## start

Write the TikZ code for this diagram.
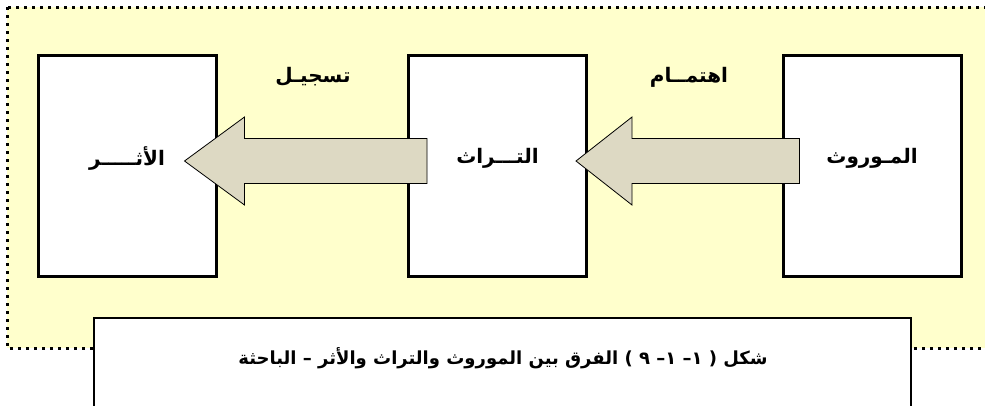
\documentclass[tikz,border=0pt]{standalone}
\usepackage{fontspec}
\newfontfamily\arabicfont[Script=Arabic]{DejaVu Sans}
\TeXXeTstate=1
\usetikzlibrary{calc}

\definecolor{panelfill}{HTML}{FFFFCC}
\definecolor{arrowfill}{HTML}{DDD9C3}

\tikzset{
  stagebox/.style={draw, line width=3pt, fill=white, minimum width=178pt, minimum height=221pt, inner sep=0pt},
  flowarrow/.style={draw, line width=0.8pt, fill=arrowfill, line join=miter},
  arlabel/.style={font=\arabicfont\bfseries\fontsize{20}{24}\selectfont, inner sep=1pt},
  captext/.style={font=\arabicfont\bfseries\fontsize{18}{22}\selectfont, inner sep=1pt},
}

\begin{document}
\begin{tikzpicture}[x=1pt, y=-1pt]
            \useasboundingbox (0,0) rectangle (985,405);
            % yellow panel
            \draw[line width=3pt, dash pattern=on 3pt off 5pt, fill=panelfill] (7,7) rectangle (1000,348);
            % the three stages
            \node[stagebox] (athar) at (127,165.5) {};
            \node[stagebox] (turath) at (497.5,165.5) {};
            \node[stagebox] (mawruth) at (872,165.5) {};
            % arrows
            \coordinate (tipA) at ($(athar.east)+(-33,-4.5)$);
            \coordinate (endA) at ($(turath.west)+(20,-4.5)$);
            \draw[flowarrow] (endA) ++(0,-22.5) -| ($(tipA)+(60,-44)$) -- (tipA) -- ++(60,44) |- ($(endA)+(0,22.5)$) -- cycle;
            \coordinate (tipB) at ($(turath.east)+(-12,-4.5)$);
            \coordinate (endB) at ($(mawruth.west)+(18,-4.5)$);
            \draw[flowarrow] (endB) ++(0,-22.5) -| ($(tipB)+(56,-44)$) -- (tipB) -- ++(56,44) |- ($(endB)+(0,22.5)$) -- cycle;
            % labels
            \node[arlabel] (atharlabel) at ($(athar)+(0,-7)$) {\beginR الأثـــــر\endR};
            \node[arlabel] (turathlabel) at ($(turath)+(0,-7)$) {\beginR التـــراث\endR};
            \node[arlabel] (mawruthlabel) at ($(mawruth)+(0,-7)$) {\beginR المـوروث\endR};
            \node[arlabel] (tasjil) at (313,77) {\beginR تسجيـل\endR};
            \node[arlabel] (ihtimam) at (689,77) {\beginR اهتمــام\endR};
            % caption
            \draw[line width=1.5pt, fill=white] (94,318) rectangle (911,420);
            \node[captext] (caption) at (503,358) {\beginR شكل ( ١– ١– ٩ ) الفرق بين الموروث والتراث والأثر – الباحثة\endR};
        \end{tikzpicture}
\end{document}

## end

To do: Extract all the data above exactly, excluding every picture.

Solution to the problem:
Write the TikZ code for this diagram.
\documentclass[tikz,border=0pt]{standalone}
\usepackage{fontspec}
\newfontfamily\arabicfont[Script=Arabic]{DejaVu Sans}
\TeXXeTstate=1
\usetikzlibrary{calc}

\definecolor{panelfill}{HTML}{FFFFCC}
\definecolor{arrowfill}{HTML}{DDD9C3}

\tikzset{
  stagebox/.style={draw, line width=3pt, fill=white, minimum width=178pt, minimum height=221pt, inner sep=0pt},
  flowarrow/.style={draw, line width=0.8pt, fill=arrowfill, line join=miter},
  arlabel/.style={font=\arabicfont\bfseries\fontsize{20}{24}\selectfont, inner sep=1pt},
  captext/.style={font=\arabicfont\bfseries\fontsize{18}{22}\selectfont, inner sep=1pt},
}

\begin{document}
\begin{tikzpicture}[x=1pt, y=-1pt]
            \useasboundingbox (0,0) rectangle (985,405);
            % yellow panel
            \draw[line width=3pt, dash pattern=on 3pt off 5pt, fill=panelfill] (7,7) rectangle (1000,348);
            % the three stages
            \node[stagebox] (athar) at (127,165.5) {};
            \node[stagebox] (turath) at (497.5,165.5) {};
            \node[stagebox] (mawruth) at (872,165.5) {};
            % arrows
            \coordinate (tipA) at ($(athar.east)+(-33,-4.5)$);
            \coordinate (endA) at ($(turath.west)+(20,-4.5)$);
            \draw[flowarrow] (endA) ++(0,-22.5) -| ($(tipA)+(60,-44)$) -- (tipA) -- ++(60,44) |- ($(endA)+(0,22.5)$) -- cycle;
            \coordinate (tipB) at ($(turath.east)+(-12,-4.5)$);
            \coordinate (endB) at ($(mawruth.west)+(18,-4.5)$);
            \draw[flowarrow] (endB) ++(0,-22.5) -| ($(tipB)+(56,-44)$) -- (tipB) -- ++(56,44) |- ($(endB)+(0,22.5)$) -- cycle;
            % labels
            \node[arlabel] (atharlabel) at ($(athar)+(0,-7)$) {\beginR الأثـــــر\endR};
            \node[arlabel] (turathlabel) at ($(turath)+(0,-7)$) {\beginR التـــراث\endR};
            \node[arlabel] (mawruthlabel) at ($(mawruth)+(0,-7)$) {\beginR المـوروث\endR};
            \node[arlabel] (tasjil) at (313,77) {\beginR تسجيـل\endR};
            \node[arlabel] (ihtimam) at (689,77) {\beginR اهتمــام\endR};
            % caption
            \draw[line width=1.5pt, fill=white] (94,318) rectangle (911,420);
            \node[captext] (caption) at (503,358) {\beginR شكل ( ١– ١– ٩ ) الفرق بين الموروث والتراث والأثر – الباحثة\endR};
        \end{tikzpicture}
\end{document}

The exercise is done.